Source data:
============================================================
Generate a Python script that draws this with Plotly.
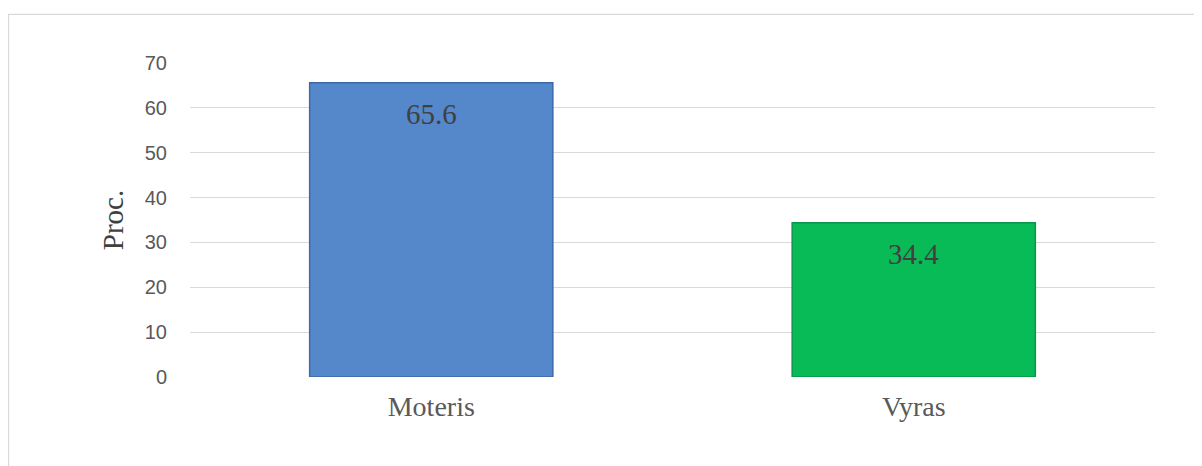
import plotly.graph_objects as go

categories = ["Moteris", "Vyras"]
values = [65.6, 34.4]
labels = ["65.6", "34.4"]
bar_colors = ["#5587CB", "#08BB56"]
line_colors = ["#3B69A8", "#07974A"]
y_ticks = [0, 10, 20, 30, 40, 50, 60, 70]

fig = go.Figure()
fig.add_trace(go.Bar(
    x=categories, y=values,
    marker=dict(color=bar_colors, line=dict(color=line_colors, width=1.5)),
    hoverinfo="skip",
))

for c, v, t in zip(categories, values, labels):
    fig.add_annotation(x=c, y=v, text=t, showarrow=False, yanchor="top", yshift=-13,
                       font=dict(family="Liberation Serif, Times New Roman, serif", size=29, color="#404040"))

# page body has an 8px margin, so figure coordinates = window coordinates - 8
L, R, T, B = 182, 55, 54.7, 97.3
W, H = 1202, 466
pw, ph = W - L - R, H - T - B
fig.add_shape(type="rect", xref="paper", yref="paper",
              x0=(0.5 - L) / pw, x1=(1230 - L) / pw,
              y0=(H - B - 490) / ph, y1=(H - B - 6) / ph,
              line=dict(color="#D9D9D9", width=1.3), fillcolor="rgba(0,0,0,0)", layer="below")

fig.update_layout(
    width=W, height=H,
    margin=dict(l=L, r=R, t=T, b=B),
    paper_bgcolor="white", plot_bgcolor="white",
    bargap=0.496,
    showlegend=False,
    xaxis=dict(showgrid=False, showline=False, ticks="", ticklabelstandoff=10,
               tickfont=dict(family="Liberation Serif, Times New Roman, serif", size=28, color="#595959")),
    yaxis=dict(range=[0, 70], tickvals=y_ticks, showgrid=True, gridcolor="#D9D9D9", gridwidth=1.3,
               zeroline=False, showline=False, ticks="", ticklabelstandoff=22,
               tickfont=dict(family="Liberation Sans, Arial, sans-serif", size=20, color="#595959"),
               title=dict(text="Proc.", standoff=12,
                          font=dict(family="Liberation Serif, Times New Roman, serif", size=29, color="#404040"))),
)

fig.write_html("out.html")
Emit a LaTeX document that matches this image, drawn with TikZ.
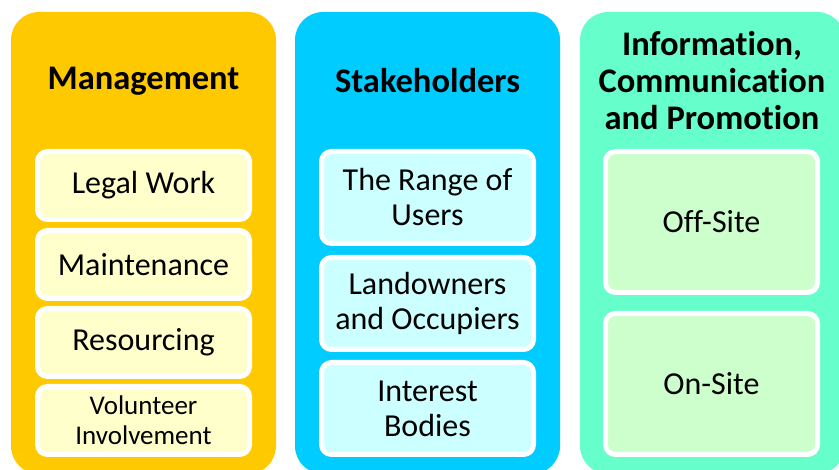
============================================================
_Problem to work on_:
Skip the pictures. Restate exactly the lines from the start of the entries through the line containing "import plotly.graph_objects as go", both ends included.

_Exercise output_:
Generate a Python script that draws this with Plotly.
import plotly.graph_objects as go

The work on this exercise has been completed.